- DIRECTIONS FOR THIS TASK -
Please set down all the lines beneath this one exactly, without the pictures.

- DATA SECTION -
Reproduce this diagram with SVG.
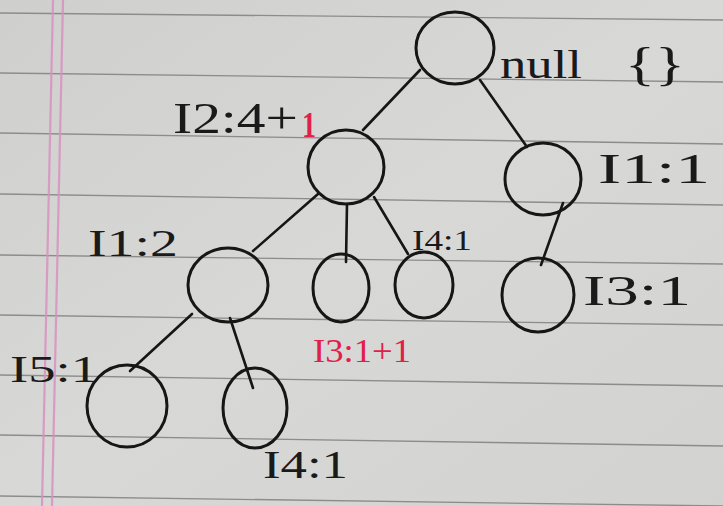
<svg xmlns="http://www.w3.org/2000/svg" width="723" height="506" viewBox="0 0 723 506">
<defs>
<linearGradient id="paper" x1="0" y1="0" x2="1" y2="1">
<stop offset="0" stop-color="#cfcfcd"/>
<stop offset="0.5" stop-color="#d8d8d6"/>
<stop offset="1" stop-color="#d2d2d0"/>
</linearGradient>
<style>
.rule{stroke:#8c8c8c;stroke-width:1.3;fill:none}
.margin{stroke:#d890c0;stroke-width:2.2;fill:none;opacity:0.85}
.node{fill:none;stroke:#161616;stroke-width:3}
.edge{stroke:#161616;stroke-width:2.6;fill:none;stroke-linecap:round}
.lbl{font-family:"Liberation Serif","Times New Roman",serif;fill:#1a1a1a}
.red{fill:#e0204a}
</style>
</defs>
<rect width="723" height="506" fill="url(#paper)"/>
<g id="paper-lines">
<line class="rule" x1="0" y1="13" x2="723" y2="20"/>
<line class="rule" x1="0" y1="73" x2="723" y2="82"/>
<line class="rule" x1="0" y1="133" x2="723" y2="144"/>
<line class="rule" x1="0" y1="194" x2="723" y2="205"/>
<line class="rule" x1="0" y1="255" x2="723" y2="264"/>
<line class="rule" x1="0" y1="315" x2="723" y2="325"/>
<line class="rule" x1="0" y1="375" x2="723" y2="386"/>
<line class="rule" x1="0" y1="435" x2="723" y2="446"/>
<line class="rule" x1="0" y1="496" x2="723" y2="506"/>
<line class="margin" x1="53" y1="0" x2="42" y2="506"/>
<line class="margin" x1="63" y1="0" x2="52" y2="506"/>
</g>
<g id="connectors">
<line class="edge" x1="420" y1="70" x2="363" y2="130"/>
<line class="edge" x1="480" y1="80" x2="527" y2="147"/>
<line class="edge" x1="318" y1="194" x2="253" y2="251"/>
<line class="edge" x1="347" y1="204" x2="346" y2="262"/>
<line class="edge" x1="374" y1="197" x2="408" y2="254"/>
<line class="edge" x1="563" y1="203" x2="541" y2="265"/>
<line class="edge" x1="192" y1="314" x2="130" y2="371"/>
<line class="edge" x1="230" y1="318" x2="253" y2="388"/>
</g>
<g id="root">
<ellipse class="node" cx="455" cy="48" rx="39" ry="36"/>
<text class="lbl" x="500" y="78" font-size="40" textLength="82" lengthAdjust="spacingAndGlyphs">null</text>
<text class="lbl" x="625" y="80" font-size="46" textLength="60" lengthAdjust="spacingAndGlyphs">{}</text>
</g>
<g id="n-I2">
<ellipse class="node" cx="346" cy="167" rx="38" ry="37"/>
<text class="lbl" x="173" y="133" font-size="44" textLength="125" lengthAdjust="spacingAndGlyphs">I2:4+</text>
<text class="lbl red" x="302" y="137" font-size="36" font-weight="bold" textLength="14" lengthAdjust="spacingAndGlyphs">1</text>
</g>
<g id="n-I1-right">
<ellipse class="node" cx="543" cy="179" rx="38" ry="36"/>
<text class="lbl" x="598" y="183" font-size="42" textLength="112" lengthAdjust="spacingAndGlyphs">I1:1</text>
</g>
<g id="n-I3-right">
<ellipse class="node" cx="538" cy="295" rx="36" ry="37"/>
<text class="lbl" x="583" y="305" font-size="42" textLength="108" lengthAdjust="spacingAndGlyphs">I3:1</text>
</g>
<g id="n-I1-2">
<ellipse class="node" cx="228" cy="285" rx="40" ry="37"/>
<text class="lbl" x="88" y="256" font-size="38" textLength="90" lengthAdjust="spacingAndGlyphs">I1:2</text>
</g>
<g id="n-I3-mid">
<ellipse class="node" cx="341" cy="288" rx="28" ry="34"/>
<text class="lbl red" x="313" y="362" font-size="34" textLength="98" lengthAdjust="spacingAndGlyphs">I3:1+1</text>
</g>
<g id="n-I4-mid">
<ellipse class="node" cx="424" cy="285" rx="29" ry="33"/>
<text class="lbl" x="412" y="250" font-size="30" textLength="60" lengthAdjust="spacingAndGlyphs">I4:1</text>
</g>
<g id="n-I5">
<ellipse class="node" cx="127" cy="406" rx="40" ry="41"/>
<text class="lbl" x="10" y="382" font-size="38" textLength="88" lengthAdjust="spacingAndGlyphs">I5:1</text>
</g>
<g id="n-I4-bottom">
<ellipse class="node" cx="255" cy="408" rx="32" ry="40"/>
<text class="lbl" x="263" y="478" font-size="40" textLength="85" lengthAdjust="spacingAndGlyphs">I4:1</text>
</g>
</svg>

- TASK RESULT -
Reproduce this diagram with SVG.
<svg xmlns="http://www.w3.org/2000/svg" width="723" height="506" viewBox="0 0 723 506">
<defs>
<linearGradient id="paper" x1="0" y1="0" x2="1" y2="1">
<stop offset="0" stop-color="#cfcfcd"/>
<stop offset="0.5" stop-color="#d8d8d6"/>
<stop offset="1" stop-color="#d2d2d0"/>
</linearGradient>
<style>
.rule{stroke:#8c8c8c;stroke-width:1.3;fill:none}
.margin{stroke:#d890c0;stroke-width:2.2;fill:none;opacity:0.85}
.node{fill:none;stroke:#161616;stroke-width:3}
.edge{stroke:#161616;stroke-width:2.6;fill:none;stroke-linecap:round}
.lbl{font-family:"Liberation Serif","Times New Roman",serif;fill:#1a1a1a}
.red{fill:#e0204a}
</style>
</defs>
<rect width="723" height="506" fill="url(#paper)"/>
<g id="paper-lines">
<line class="rule" x1="0" y1="13" x2="723" y2="20"/>
<line class="rule" x1="0" y1="73" x2="723" y2="82"/>
<line class="rule" x1="0" y1="133" x2="723" y2="144"/>
<line class="rule" x1="0" y1="194" x2="723" y2="205"/>
<line class="rule" x1="0" y1="255" x2="723" y2="264"/>
<line class="rule" x1="0" y1="315" x2="723" y2="325"/>
<line class="rule" x1="0" y1="375" x2="723" y2="386"/>
<line class="rule" x1="0" y1="435" x2="723" y2="446"/>
<line class="rule" x1="0" y1="496" x2="723" y2="506"/>
<line class="margin" x1="53" y1="0" x2="42" y2="506"/>
<line class="margin" x1="63" y1="0" x2="52" y2="506"/>
</g>
<g id="connectors">
<line class="edge" x1="420" y1="70" x2="363" y2="130"/>
<line class="edge" x1="480" y1="80" x2="527" y2="147"/>
<line class="edge" x1="318" y1="194" x2="253" y2="251"/>
<line class="edge" x1="347" y1="204" x2="346" y2="262"/>
<line class="edge" x1="374" y1="197" x2="408" y2="254"/>
<line class="edge" x1="563" y1="203" x2="541" y2="265"/>
<line class="edge" x1="192" y1="314" x2="130" y2="371"/>
<line class="edge" x1="230" y1="318" x2="253" y2="388"/>
</g>
<g id="root">
<ellipse class="node" cx="455" cy="48" rx="39" ry="36"/>
<text class="lbl" x="500" y="78" font-size="40" textLength="82" lengthAdjust="spacingAndGlyphs">null</text>
<text class="lbl" x="625" y="80" font-size="46" textLength="60" lengthAdjust="spacingAndGlyphs">{}</text>
</g>
<g id="n-I2">
<ellipse class="node" cx="346" cy="167" rx="38" ry="37"/>
<text class="lbl" x="173" y="133" font-size="44" textLength="125" lengthAdjust="spacingAndGlyphs">I2:4+</text>
<text class="lbl red" x="302" y="137" font-size="36" font-weight="bold" textLength="14" lengthAdjust="spacingAndGlyphs">1</text>
</g>
<g id="n-I1-right">
<ellipse class="node" cx="543" cy="179" rx="38" ry="36"/>
<text class="lbl" x="598" y="183" font-size="42" textLength="112" lengthAdjust="spacingAndGlyphs">I1:1</text>
</g>
<g id="n-I3-right">
<ellipse class="node" cx="538" cy="295" rx="36" ry="37"/>
<text class="lbl" x="583" y="305" font-size="42" textLength="108" lengthAdjust="spacingAndGlyphs">I3:1</text>
</g>
<g id="n-I1-2">
<ellipse class="node" cx="228" cy="285" rx="40" ry="37"/>
<text class="lbl" x="88" y="256" font-size="38" textLength="90" lengthAdjust="spacingAndGlyphs">I1:2</text>
</g>
<g id="n-I3-mid">
<ellipse class="node" cx="341" cy="288" rx="28" ry="34"/>
<text class="lbl red" x="313" y="362" font-size="34" textLength="98" lengthAdjust="spacingAndGlyphs">I3:1+1</text>
</g>
<g id="n-I4-mid">
<ellipse class="node" cx="424" cy="285" rx="29" ry="33"/>
<text class="lbl" x="412" y="250" font-size="30" textLength="60" lengthAdjust="spacingAndGlyphs">I4:1</text>
</g>
<g id="n-I5">
<ellipse class="node" cx="127" cy="406" rx="40" ry="41"/>
<text class="lbl" x="10" y="382" font-size="38" textLength="88" lengthAdjust="spacingAndGlyphs">I5:1</text>
</g>
<g id="n-I4-bottom">
<ellipse class="node" cx="255" cy="408" rx="32" ry="40"/>
<text class="lbl" x="263" y="478" font-size="40" textLength="85" lengthAdjust="spacingAndGlyphs">I4:1</text>
</g>
</svg>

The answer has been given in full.